Essential Books by Russia's Nobel Prize Winning Authors

| © Culture Trip / Julianna Tetreault

Though Russia has long been famous for its literature, the total number of Russian authors to have received a Nobel Prize stands at just four. That said, the works which garnered them recognition are truly remarkable, offering a unique insight into Russian culture. Here’s your ultimate guide.

The Life of Arseniev by Ivan Bunin

The Life of Arseniev is a novel with autobiographical motifs, beautifully depicting the life in pre-revolutionary Russia. The novel depicts the life of Alexei Arsenev and his impossible love for Lika. The novel, just like Nabokov‘s Speak, Memory is a chronicle of Russia which doesn’t exist any more.

Ivan Bunin in 1901

Short Stories by Ivan Bunin

Ivan Bunin was awarded the Nobel Prize in Literature for his only novel, but he was mostly a short story writer. His stories contain small universes in themselves. They encapsulate perfectly small situations we know all too well. If you’re a fan of psychological realism, Bunin’s stories are worth your attention.

The Gentleman from San Francisco and other stories by Ivan Bunin

Doctor Zhivago by Boris Pasternak

Doctor Zhivago is a monumental novel set in the times of the November Revolution, the Civil War and the early Soviet period. It is a story of a life torn apart by history, yet it is also a story of love, jealousy and betrayal. Doctor Zhivago, awarded the Nobel Prize in Literature, is Pasternak’s only novel. Throughout his life he wrote many poems and short stories, he also completed many literary translations.

Doctor Zhivago in Russian

And Quiet Flows the Don by Mikhail Sholokhov

Sholokhov was the only author sympathising with the Soviet authorities who was awarded the Nobel Prize in Literature. The novel which gained him the recognition was And Quiet Flows the Don, describing the life of the Cossacks in the period of the Civil War. The novel was announced to be one of the most important novels of the 20th century. Many modern critics believed Sholokov plagiarised the novel, but his authorship was eventually proven without a doubt.

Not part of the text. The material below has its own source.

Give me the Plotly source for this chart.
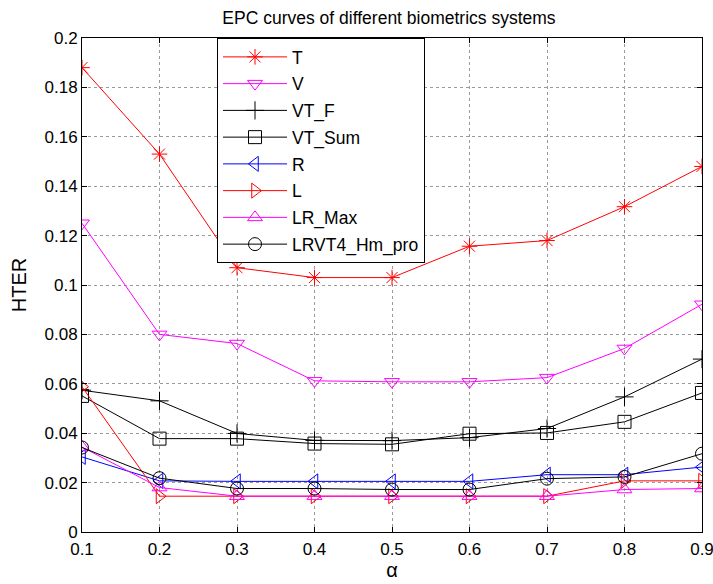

A page from the manuscript of Sholokhov’s And Quiet Flows the Don

One Day in Life of Ivan Denisovich by Alexander Solzhenitsyn

One Day in Life of Ivan Denisovich was the first published work of Alexander Solzhenitsyn, who received the Nobel Prize in Literature for the entirety of his work in 1970. It tells the story of one day in the life of an inmate in a Soviet forced labour camp. The publication of the story in the journal ‘Novyi Mir’ was the very first case of an open distribution of an account of the Stalinist repressions.

American edition of One Day in the Life of Ivan Denisovich

The Gulag Archipelago by Alexander Solzhenitsyn

The Gulag Archipelago is Solzhenitsyn’s most important and most monumental work. It depicts in detail the life in a Soviet penal colony. Solzhenitsyn based the novel not only on his own first-hand experience of the camps, but also on thorough research.

The first edition of The Gulag Archipelago

In the First Circle by Alexander Solzhenitsyn

In the First Circle is a novel which depicts a very specific kind of forced labour camps: the camps for intellectuals and engineers, who were forced to employ their talents to serve the needs of the Soviet empire. The conditions in those camps were thought to be significantly better than in others, hence why inmates referred to them as ‘the first circle’, by way of analogy to the first circle of hell in Dante’s Divine Comedy. In the First Circle draws an even fuller picture of the reality of Soviet forced labour camps.